Having fallen under Mr. SaFranko’s spell after reading Hating Olivia, I wasn’t sure if he could pull off another riveting literary score, but I should have known better. Employing his usual signature style, Mark SaFranko has hit another dark and debauched homerun.

With a penchant for writing high maintenance female characters who always seem to exact their pound of flesh, Mr. SaFranko’s No Strings is a masterpiece of self-implosion. Possibly concocted from a random what-if thought, the author perfectly guides his protagonist through a slalom course of mayhem that would give any red-blooded American an anxiety attack at the mere thought, much less carrying out such a dastardly deed.

As always, Mr. SaFranko’s crystal clear prose rises above any adjective, demanding praise aimed solely at itself, rather than a cast-off of comparatives to the work of others. Though his style has a strong hint of noir, his femme fatales rival those of any gumshoe and in this case, his protagonist, a fairly reliable, tunnel-vision-afflicted narrator whose main flaw is being an ungrateful prick, still manages to garner a little sympathy for his self-imposed plight.

Regardless of Richard’s ingrate status, his offensive, misogynistic thought process and eventually his emotional break with reality, he’s still fallibly human; and although his actions aren’t condonable, they’re actually strangely understandable.

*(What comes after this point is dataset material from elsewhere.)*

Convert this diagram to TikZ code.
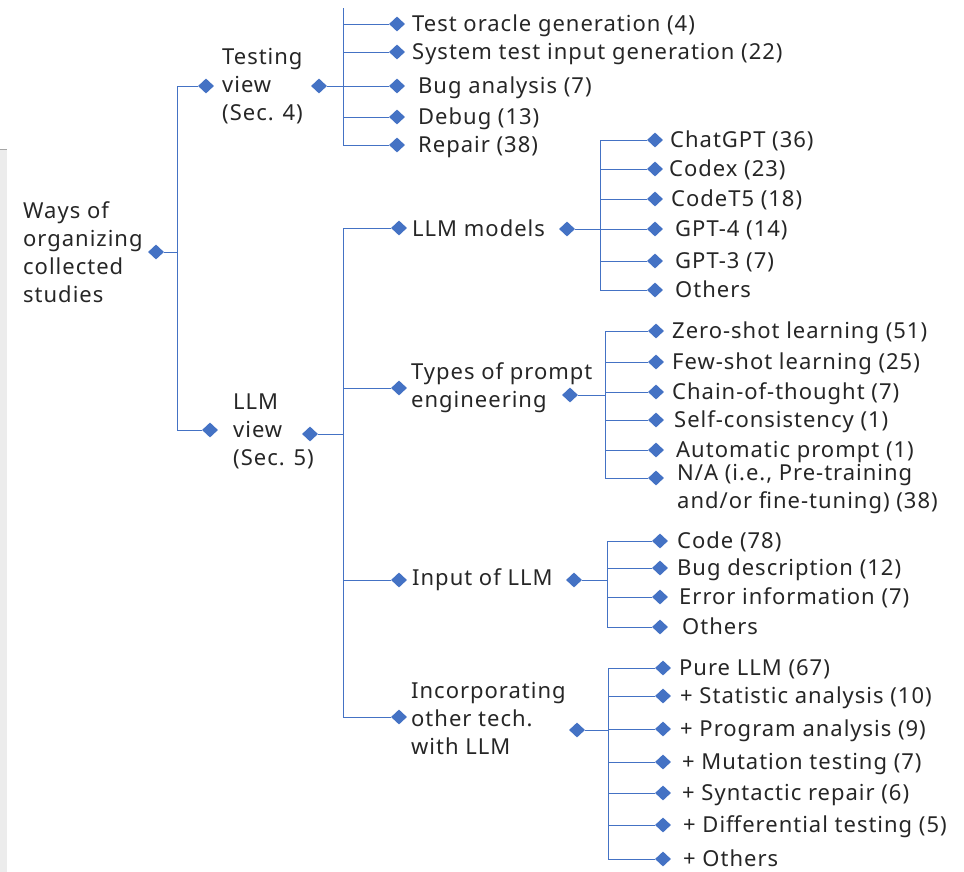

Read in one sitting—it’s impossible to read Mr. SaFranko’s books any other way—this cautionary tale contains all the ingredients for scratching that seven-year-itch—and provides a fast-acting salve for chronic thoughts of infidelity.

Not just another shot at the age-old conundrum of the grass being greener, No Strings is a 21st century Fatal Attraction that just might have you staying on your own side of the fence loving the one you’re with.